CHS: Making artwork is all about problem solving for me. The projects I make are always mixed-media and much of the problem solving involves just figuring out what the right materials are. Most of my process involves experimentation in the studio and out in the landscape before I can begin to edit the variables and decide what makes sense. I’m never sure if I figured out the right solution until I can see the work installed in a public space, outside my studio. The “right” solution is determined by the audience. Are they attracted to the work, and then are they able to access and engage? Each exhibition reveals the possibility of new solutions for future work.

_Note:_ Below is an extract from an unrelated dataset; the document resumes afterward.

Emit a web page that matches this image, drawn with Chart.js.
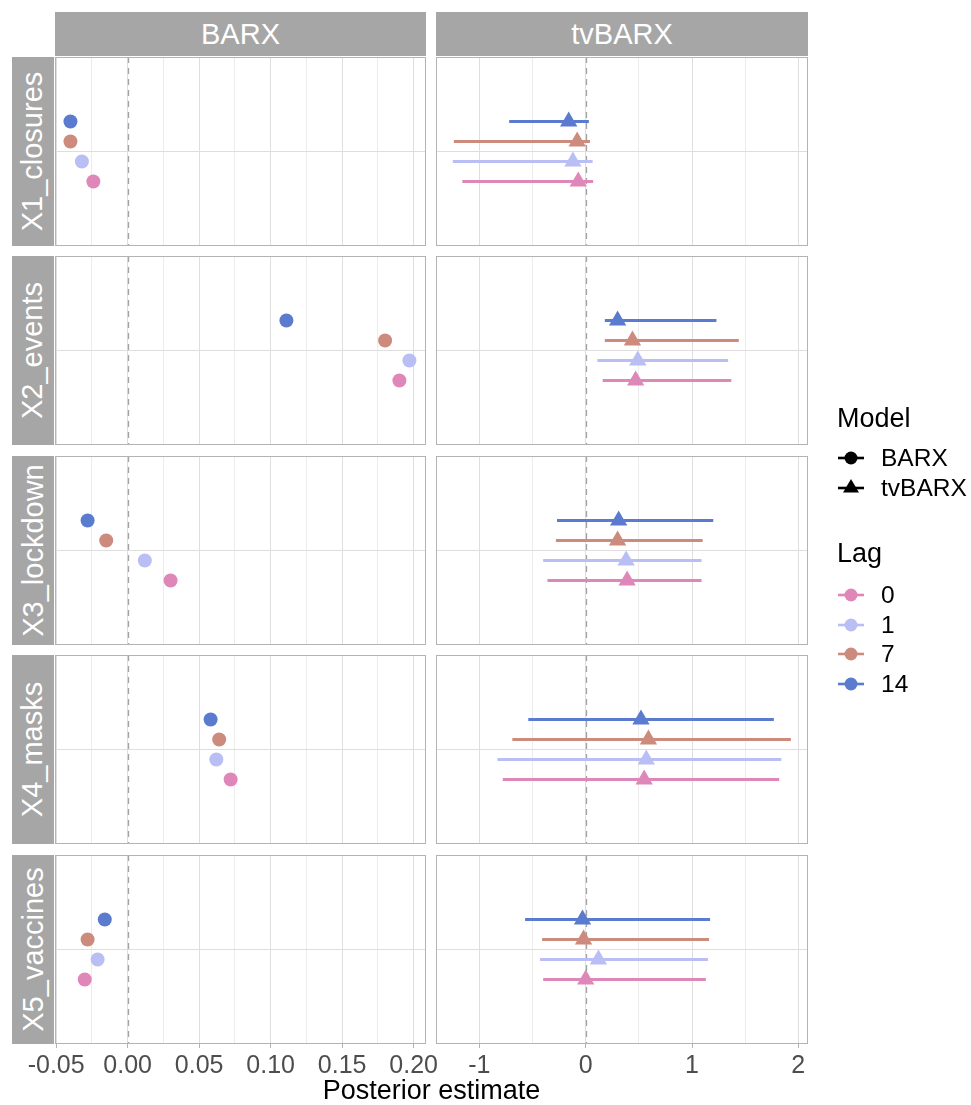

SW: Are you sea or land? day or night?
CHS: I am definitely land and day.
SW: Name one living artist you’d love to have a drink with? One dead one?
CHS: One living artist I would love to have a drink with is Mel Bochner. I proposed a project to Sculpture Center that was in conversation with his work, hoping that if I was able to make the work I could invite Mel. His work is at once a huge mystery to me and at the same time completely surface oriented. He is also a great writer and art reviewer.
One dead artist is Hilma af Klint, a spiritualist painter from the turn of the 19th century who made most of her paintings and drawings in a kind of trance. She was formally educated in painting and then worked in obscurity for the remainder of her life because she knew that the work would not be understood in her own historical moment. I would actually like to share a glass of wine with her after making drawings under the spell of a group séance. Early on, her and a group of female artists formed a group called The Friday Group. They got together on Fridays and held séances and made drawings together.
SW: What kind of bird are you?
CHS: I have a very limited knowledge of ornithology, but I love the Red Robbins that live in my backyard. I would like to fly with them if I had the chance.